My initial approach was to compare the head nodes from each list, put the smallest onto the result linked list, and proceed the pointer that was on the smallest node. The time complexity for this approach would be O(kN) where k is the number of elements in lists and N is the number of nodes in the final linked list. I did not find a clean way to implement this.

 

Solution using merge sort:

Divide the given lists into smaller lists of linked lists with recursion.

Merge the divided lists two halves at a time by going through both linked lists and putting the elements in order.
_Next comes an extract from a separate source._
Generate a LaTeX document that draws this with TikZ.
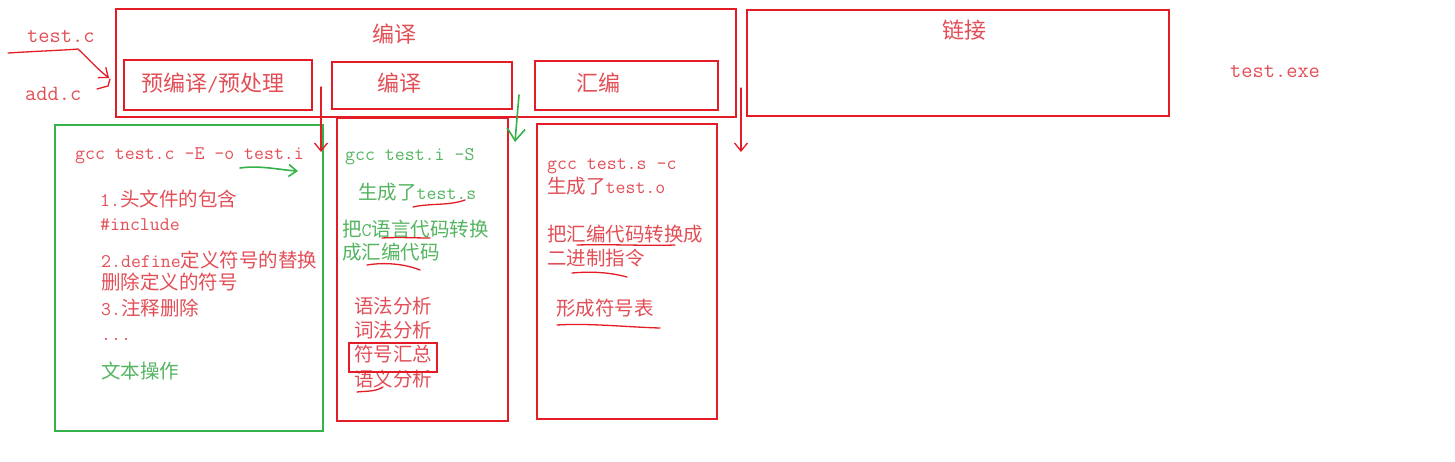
\documentclass[tikz,border=0pt]{standalone}
\usepackage{fontspec}
\setmainfont{Noto Sans CJK SC}
\setmonofont{Latin Modern Mono}[Scale=0.99]
\usepackage{xcolor}
\usepackage{tikz}
\usetikzlibrary{arrows.meta, positioning}
\definecolor{boxred}{RGB}{228,28,38}
\definecolor{txtred}{RGB}{226,78,86}
\definecolor{boxgreen}{RGB}{50,178,72}
\definecolor{txtgreen}{RGB}{84,180,96}
\tikzset{
    rectanglenode/.style = {draw=boxred, rectangle, line width=2.4pt, inner sep=0pt, outer sep=0pt,
      anchor=north west},
    greenrectanglenode/.style = {rectanglenode, draw=boxgreen},
    textnode/.style = {draw=none, fill=none, rectangle, inner sep=0pt, anchor=base west,
      text=txtred, font=\fontsize{19.5}{23}\selectfont},
    greentextnode/.style = {textnode, text=txtgreen},
    bigtextnode/.style = {textnode, font=\fontsize{22}{26}\selectfont},
    redstroke/.style = {boxred, line width=1.3pt, line cap=round},
    greenstroke/.style = {boxgreen, line width=1.6pt, line cap=round},
    connect/.style = {redstroke, -{Straight Barb[length=8pt, width=13pt]}},
    greenconnect/.style = {greenstroke, -{Straight Barb[length=12pt, width=18pt]}}
}
\begin{document}
\begin{tikzpicture}[x=1pt, y=-1pt]
    \useasboundingbox (0,0) rectangle (1455,461);

    \node [name=testc, bigtextnode] at (27,42) {\texttt{test.c}};
    \node [name=addc, bigtextnode] at (25,100) {\texttt{add.c}};

    \node [name=compile, rectanglenode, line width=2.7pt, minimum width=620pt, minimum height=108pt] at (116,9) {};
    \node [name=compiletitle, bigtextnode] at (372,42) {编译};
    \node [name=link, rectanglenode, line width=2.7pt, minimum width=422pt, minimum height=106pt] at (747,10) {};
    \node [name=linktitle, bigtextnode] at (942,38) {链接};
    \node [name=exe, bigtextnode] at (1230,77) {\texttt{test.exe}};

    \node [name=pre, rectanglenode, minimum width=188pt, minimum height=50pt] at (124,60) {};
    \node [name=pretitle, bigtextnode] at (141,91) {预编译\texttt{/}预处理};
    \node [name=comp, rectanglenode, minimum width=180pt, minimum height=47pt] at (332,62) {};
    \node [name=comptitle, bigtextnode] at (377,91) {编译};
    \node [name=asm, rectanglenode, minimum width=183pt, minimum height=49pt] at (535,61) {};
    \node [name=asmtitle, bigtextnode] at (576,91) {汇编};

    \node [name=prebox, greenrectanglenode, line width=2.6pt, minimum width=268pt, minimum height=306pt] at (55,125) {};
    \node [name=pre1, textnode] at (75,159) {\texttt{gcc test.c -E -o test.i}};
    \node [name=pre2, textnode] at (100,206) {\texttt{1.}头文件的包含};
    \node [name=pre3, textnode] at (100,230) {\texttt{\#include}};
    \node [name=pre4, textnode] at (101,267) {\texttt{2.define}定义符号的替换};
    \node [name=pre5, textnode] at (101,289) {删除定义的符号};
    \node [name=pre6, textnode] at (101,315) {\texttt{3.}注释删除};
    \node [name=pre7, textnode] at (101,340) {\texttt{...}};
    \node [name=pre8, greentextnode] at (101,378) {文本操作};

    \node [name=compbox, rectanglenode, minimum width=171pt, minimum height=303pt] at (337,118) {};
    \node [name=comp1, greentextnode] at (345,160) {\texttt{gcc test.i -S}};
    \node [name=comp2, greentextnode] at (358,199) {生成了\texttt{test.s}};
    \node [name=comp3, greentextnode] at (342,236) {把\texttt{C}语言代码转换};
    \node [name=comp4, greentextnode] at (342,259) {成汇编代码};
    \node [name=comp5, textnode] at (354,313) {语法分析};
    \node [name=comp6, textnode] at (354,337) {词法分析};
    \node [name=comp7, textnode] at (354,361) {符号汇总};
    \node [name=comp8, textnode] at (354,386) {语义分析};
    \node [name=symbox, rectanglenode, minimum width=88pt, minimum height=29pt] at (349,343) {};

    \node [name=asmbox, rectanglenode, minimum width=180pt, minimum height=295pt] at (537,124) {};
    \node [name=asm1, textnode] at (547,169) {\texttt{gcc test.s -c}};
    \node [name=asm2, textnode] at (547,193) {生成了\texttt{test.o}};
    \node [name=asm3, textnode] at (547,241) {把汇编代码转换成};
    \node [name=asm4, textnode] at (547,265) {二进制指令};
    \node [name=asm5, textnode] at (556,315) {形成符号表};

    \coordinate (srcstart) at (8,53);
    \coordinate (srcend) at (109,78);
    \coordinate (addstart) at (97,89);
    \draw [connect] (srcstart) .. controls (40,51) and (68,50) .. (78,49)
        .. controls (88,58) and (96,68) .. (srcend);
    \draw [redstroke] (addstart) -- (108,86) -- (110,79);

    \coordinate (prearrowtop) at (321,87);
    \coordinate (prearrowend) at (321,152);
    \draw [connect] (prearrowtop) -- (prearrowend);
    \coordinate (comparrowtop) at (519,95);
    \coordinate (comparrowend) at (515,142);
    \draw [greenconnect] (comparrowtop) -- (comparrowend);
    \coordinate (asmarrowtop) at (741,88);
    \coordinate (asmarrowend) at (741,152);
    \draw [connect] (asmarrowtop) -- (asmarrowend);

    \draw [greenconnect, -{Straight Barb[length=8pt, width=12pt]}] (240,168) .. controls (260,165) and (280,170) .. (298,171);

    \draw [redstroke] (413,207) .. controls (430,203) and (448,206) .. (465,200);
    \draw [redstroke] (382,238) .. controls (400,237) and (415,238) .. (430,238);
    \draw [redstroke] (367,265) .. controls (385,262) and (405,264) .. (420,270);
    \draw [redstroke] (357,392) .. controls (365,391) and (375,392) .. (383,387);
    \draw [redstroke] (577,245) .. controls (610,244) and (645,246) .. (675,245);
    \draw [redstroke] (572,273) .. controls (595,271) and (612,273) .. (627,277);
    \draw [redstroke] (557,325) .. controls (590,323) and (625,327) .. (660,328);
\end{tikzpicture}
\end{document}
Do this recursively until there is one linked list with every element in sorted order.

 

Time Complexity

O(M logN) where N is the length of the lists argument and M is the size of the merged linked list. 

 

 

Space Complexity

O(logN)?

# Definition for singly-linked list.
# class ListNode(object):
#     def __init__(self, val=0, next=None):
#         self.val = val
#         self.next = next
class Solution(object):
    def mergeKLists(self, lists):
        """
        :type lists: List[ListNode]
        :rtype: ListNode
        """
        if not lists:
        	return None
        if len(lists) == 1:
        	return lists[0]
        
        mid = len(lists)//2
        left = self.mergeKLists(lists[:mid])
        right = self.mergeKLists(lists[mid:])
        return self.merge(left, right)
        
    def merge(self, l, r):
    	root = curr = ListNode(0)
        while l and r:
        	if l.val < r.val:
            	curr.next = l
                l = l.next
            else:
            	curr.next = r
                r = r.next
            curr = curr.next
        
        curr.next = l or r
        return root.next